- If you want your www.yourdomain.com to point to your Google Apps site, make sure you set up the "sites" page to something like sites.yourdomain.com and then create your Google site and point it to www. via DNS. A CNAME DNS entry will take care of this.
- Make sure your DNS is nice and tidy for all of this to work properly.
- When creating your site, if it's the site for everyone to reach don't forget to make it public.
There is a great range of templates and options for configuring your webpage and I urge you to play with them all. I've found many amazing different options for working with the site and the ability to easily use Google Maps and embed other things like shared calendars is terrific.
I've also found the response times from the Google App servers to be less than what they advertise. Today it was indicated it would take up to 3 hours for a change to complete and it was done in about 20 minutes.

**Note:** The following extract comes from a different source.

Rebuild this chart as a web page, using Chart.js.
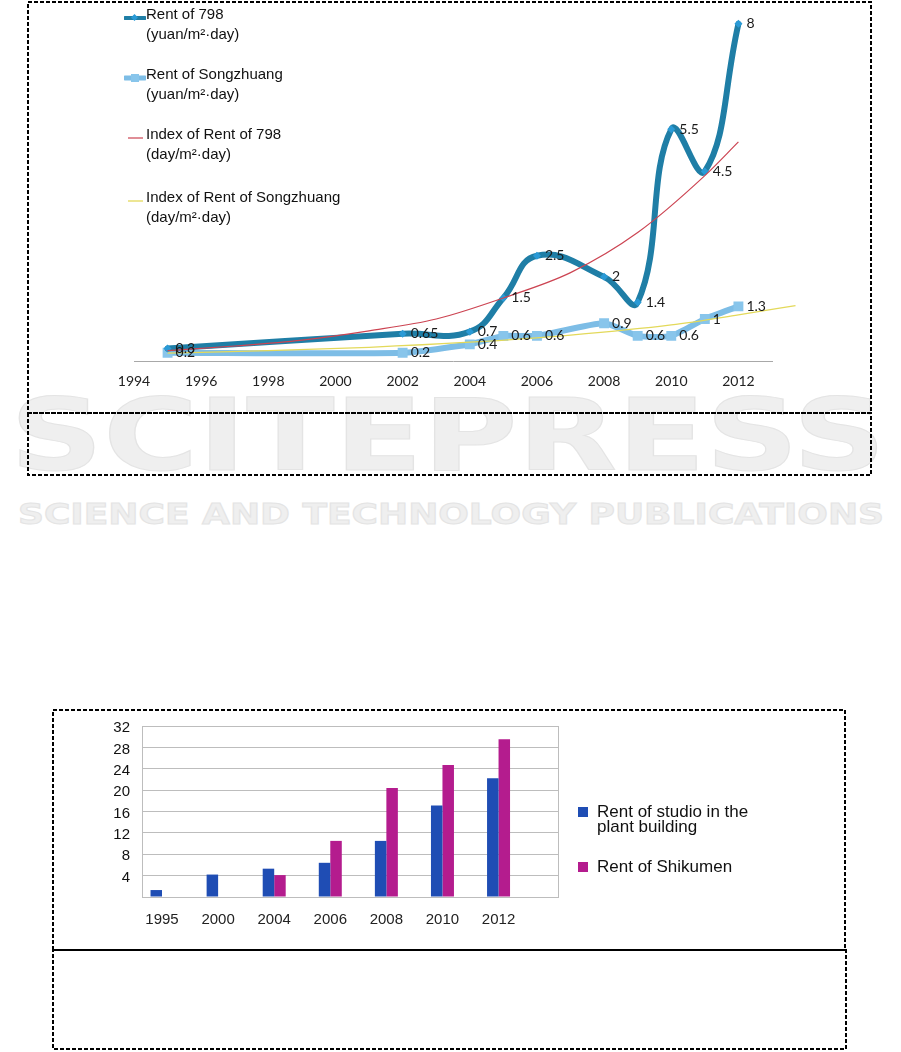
<!DOCTYPE html>
<html><head><meta charset="utf-8">
<script src="https://cdn.jsdelivr.net/npm/chart.js@4.4.0/dist/chart.umd.min.js"></script>
<style>
html,body{margin:0;padding:0;background:#fff;}
#page{position:relative;width:901px;height:1052px;overflow:hidden;background:#fff;}
.abs{position:absolute;}
.lg{position:absolute;font-family:"Liberation Sans",Arial,sans-serif;font-size:15px;color:#111;line-height:20px;white-space:nowrap;}
.lg2{position:absolute;font-family:"Liberation Sans",Arial,sans-serif;font-size:17px;color:#111;line-height:15px;white-space:nowrap;}
</style></head><body><div id="page">
<svg class="abs" style="left:0;top:0" width="901" height="1052">
  <text x="10" y="470" font-family="DejaVu Sans" font-weight="bold" font-size="99" textLength="876" lengthAdjust="spacingAndGlyphs" fill="#efefef" stroke="#e4e4e4" stroke-width="1">SCITEPRESS</text>
  <text x="18" y="524" font-family="DejaVu Sans" font-weight="bold" font-size="29" textLength="866" lengthAdjust="spacingAndGlyphs" fill="#efefef" stroke="#e4e4e4" stroke-width="1">SCIENCE AND TECHNOLOGY PUBLICATIONS</text>
</svg>
<div class="abs" style="left:0;top:0;width:901px;height:412px"><canvas id="c1"></canvas></div>
<div class="abs" style="left:0;top:700px;width:901px;height:264px"><canvas id="c2"></canvas></div>
<div id="legendTop"></div>
<div id="legendBar"></div>
<svg class="abs" style="left:0;top:0;pointer-events:none" width="901" height="1052">
  <g fill="none" stroke="#000" stroke-width="2" stroke-dasharray="4 2">
    <rect x="28" y="2" width="843" height="411"/>
    <rect x="28" y="413" width="843" height="62"/>
    <rect x="53" y="710" width="792" height="240"/>
    <rect x="53" y="950" width="793" height="99"/>
  </g>
</svg>
</div>
<script>
// ---------- Data: top line chart ----------
const xTickYears = [1994, 1996, 1998, 2000, 2002, 2004, 2006, 2008, 2010, 2012];
const years798 = [1995, 2002, 2004, 2005, 2006, 2008, 2009, 2010, 2011, 2012];
const rent798 = [0.3, 0.65, 0.7, 1.5, 2.5, 2, 1.4, 5.5, 4.5, 8];
const yearsSZ = [1995, 2002, 2004, 2005, 2006, 2008, 2009, 2010, 2011, 2012];
const rentSZ = [0.2, 0.2, 0.4, 0.6, 0.6, 0.9, 0.6, 0.6, 1, 1.3];
const trend798Years = [1995, 1997, 1999, 2001, 2003, 2005, 2007, 2009, 2011, 2012];
const trend798 = [0.25, 0.36, 0.5, 0.72, 1.0, 1.5, 2.1, 3.05, 4.4, 5.2];
const trendSZYears = [1995, 1998, 2001, 2004, 2007, 2010, 2012, 2013.7];
const trendSZ = [0.19, 0.25, 0.33, 0.45, 0.62, 0.86, 1.1, 1.32];
const legendTopLabels = [
  ['Rent of 798', '(yuan/m\u00b2\u00b7day)'],
  ['Rent of Songzhuang', '(yuan/m\u00b2\u00b7day)'],
  ['Index of Rent of 798', '(day/m\u00b2\u00b7day)'],
  ['Index of Rent of Songzhuang', '(day/m\u00b2\u00b7day)']
];

// ---------- Data: bar chart ----------
const barYears = ['1995', '2000', '2004', '2006', '2008', '2010', '2012'];
const studioRent = [1.3, 4.2, 5.3, 6.4, 10.5, 17.1, 22.2];
const shikumenRent = [null, null, 4.1, 10.5, 20.4, 24.7, 29.5];
const barTicks = [0, 4, 8, 12, 16, 20, 24, 28, 32];
const legendBarLabels = [['Rent of studio in the', 'plant building'], ['Rent of Shikumen']];

const C798 = '#1f7ea6', C798pt = '#2a9ad6', CSZ = '#7dbde6', CSZpt = '#88c5eb', CRED = '#cc4452', CYEL = '#e3d95a';
const CBLUE = '#1f4db4', CMAG = '#b41c8e';

const pts = (xs, ys) => xs.map((x, i) => ({x: x, y: ys[i]}));

const valueLabels = {
  id: 'valueLabels',
  afterDatasetsDraw(chart) {
    const ctx = chart.ctx;
    chart.data.datasets.forEach((ds, i) => {
      if (!ds.showValues) return;
      const meta = chart.getDatasetMeta(i);
      ctx.save();
      ctx.font = '14px Lato, "Open Sans", sans-serif';
      ctx.fillStyle = '#1a1a1a';
      ctx.textBaseline = 'middle';
      ctx.textAlign = 'left';
      meta.data.forEach((el, j) => {
        ctx.fillText(String(ds.data[j].y), el.x + 8, el.y);
      });
      ctx.restore();
    });
  }
};

new Chart(document.getElementById('c1'), {
  type: 'line',
  data: {
    datasets: [
      {label: legendTopLabels[0].join(' '), data: pts(years798, rent798), borderColor: C798, borderWidth: 6,
       tension: 0.45, pointStyle: 'rectRot', pointRadius: 4, pointBackgroundColor: C798pt, pointBorderWidth: 0,
       borderCapStyle: 'round', borderJoinStyle: 'round', showValues: true, order: 2},
      {label: legendTopLabels[1].join(' '), data: pts(yearsSZ, rentSZ), borderColor: CSZ, borderWidth: 6,
       tension: 0.2, pointStyle: 'rect', pointRadius: 7, pointBackgroundColor: CSZpt, pointBorderWidth: 0,
       borderCapStyle: 'round', borderJoinStyle: 'round', showValues: true, order: 3},
      {label: legendTopLabels[2].join(' '), data: pts(trend798Years, trend798), borderColor: CRED, borderWidth: 1.2,
       cubicInterpolationMode: 'monotone', pointRadius: 0, order: 0},
      {label: legendTopLabels[3].join(' '), data: pts(trendSZYears, trendSZ), borderColor: CYEL, borderWidth: 1.3,
       cubicInterpolationMode: 'monotone', pointRadius: 0, clip: false, order: 1}
    ]
  },
  options: {
    responsive: true, maintainAspectRatio: false, animation: false, devicePixelRatio: 1,
    layout: {padding: {left: 134, right: 129, top: 5, bottom: 10}},
    plugins: {legend: {display: false}, tooltip: {enabled: false}},
    scales: {
      x: {type: 'linear', min: 1994, max: 2013, offset: false,
          grid: {display: false, drawTicks: false},
          border: {display: true, color: '#a8a8a8', width: 1},
          ticks: {padding: 12, color: '#222', font: {family: 'Lato', size: 14}, callback: v => String(v), maxRotation: 0, autoSkip: false},
          afterBuildTicks: s => { s.ticks = xTickYears.map(v => ({value: v})); }},
      y: {display: false, min: 0, max: 8.4}
    }
  },
  plugins: [valueLabels]
});

new Chart(document.getElementById('c2'), {
  type: 'bar',
  data: {
    datasets: [
      {label: legendBarLabels[0].join(' '), data: studioRent.map((v, i) => ({x: i, y: v})), backgroundColor: CBLUE,
       barPercentage: 1, categoryPercentage: 0.41},
      {label: legendBarLabels[1].join(' '), data: shikumenRent.map((v, i) => ({x: i, y: v})), backgroundColor: CMAG,
       barPercentage: 1, categoryPercentage: 0.41}
    ]
  },
  options: {
    responsive: true, maintainAspectRatio: false, animation: false, devicePixelRatio: 1,
    layout: {padding: {left: 60, right: 343, top: 26, bottom: 21}},
    plugins: {legend: {display: false}, tooltip: {enabled: false}},
    scales: {
      x: {type: 'linear', min: -0.357, max: 7.06, offset: false,
          grid: {display: false, drawTicks: false},
          border: {display: true, color: '#bdbdbd', width: 1},
          ticks: {padding: 14, color: '#222', font: {family: 'Liberation Sans', size: 15}, maxRotation: 0, autoSkip: false,
                  callback: v => (barYears[v] !== undefined ? barYears[v] : '')},
          afterBuildTicks: s => { s.ticks = barYears.map((_, i) => ({value: i})); }},
      y: {min: 0, max: 32,
          grid: {color: '#bdbdbd', drawTicks: false},
          border: {display: true, color: '#bdbdbd'},
          ticks: {padding: 12, labelOffset: 2, color: '#111', font: {family: 'Liberation Sans', size: 15}, autoSkip: false,
                  callback: v => (v === 0 ? '' : String(v))},
          afterBuildTicks: s => { s.ticks = barTicks.map(v => ({value: v})); },
          afterFit: s => { s.width = 82; }},
      y2: {position: 'right', min: 0, max: 32,
           grid: {drawOnChartArea: false, drawTicks: false},
           border: {display: true, color: '#bdbdbd'},
           ticks: {display: false},
           afterFit: s => { s.width = 0; }}
    }
  }
});

// ---------- HTML legends ----------
const lt = document.getElementById('legendTop');
const topRows = [14, 74, 134, 197];
const markers = [
  '<svg width="22" height="10"><line x1="1" y1="5" x2="21" y2="5" stroke="' + C798 + '" stroke-width="4" stroke-linecap="round"/><rect x="8" y="2" width="5" height="5" fill="' + C798pt + '" transform="rotate(45 10.5 4.5)"/></svg>',
  '<svg width="22" height="10"><line x1="1" y1="5" x2="21" y2="5" stroke="' + CSZ + '" stroke-width="5" stroke-linecap="round"/><rect x="7" y="1" width="8" height="8" fill="' + CSZpt + '"/></svg>',
  '<svg width="22" height="10"><line x1="4" y1="5" x2="19" y2="5" stroke="' + CRED + '" stroke-width="1.2"/></svg>',
  '<svg width="22" height="10"><line x1="4" y1="5" x2="19" y2="5" stroke="' + CYEL + '" stroke-width="1.3"/></svg>'
];
legendTopLabels.forEach((lines, i) => {
  const m = document.createElement('div');
  m.style.cssText = 'position:absolute;left:124px;top:' + (topRows[i] - 5) + 'px;height:10px;';
  m.innerHTML = markers[i];
  lt.appendChild(m);
  const t = document.createElement('div');
  t.className = 'lg';
  t.style.left = '146px';
  t.style.top = (topRows[i] - 10) + 'px';
  t.innerHTML = lines.join('<br>');
  lt.appendChild(t);
});
const lb = document.getElementById('legendBar');
const barRows = [812, 867];
[CBLUE, CMAG].forEach((c, i) => {
  const sq = document.createElement('div');
  sq.style.cssText = 'position:absolute;left:578px;top:' + (barRows[i] - 5) + 'px;width:10px;height:10px;background:' + c + ';';
  lb.appendChild(sq);
  const t = document.createElement('div');
  t.className = 'lg2';
  t.style.left = '597px';
  t.style.top = (barRows[i] - 8) + 'px';
  t.innerHTML = legendBarLabels[i].join('<br>');
  lb.appendChild(t);
});
</script>
</body></html>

The email and calendar aspects of Google Apps are excellent, much like the Gmail offering from Google. I have a lot of documents floating around my Apps account and find that sharing this info with my wife works brilliantly. She is relatively tech literate and that makes it even easier. I've found with some of my clients who are not technical in any way, that Google Apps are intuitive and easy for them to work with. The interface is clean and very usable with being intimidating.
About the only gripe I have is that I like to have my Gmail and Apps accounts open at the same time in the same browser and it doesn't like that. Perhaps its more my work process there than Apps so I don't hold it against them.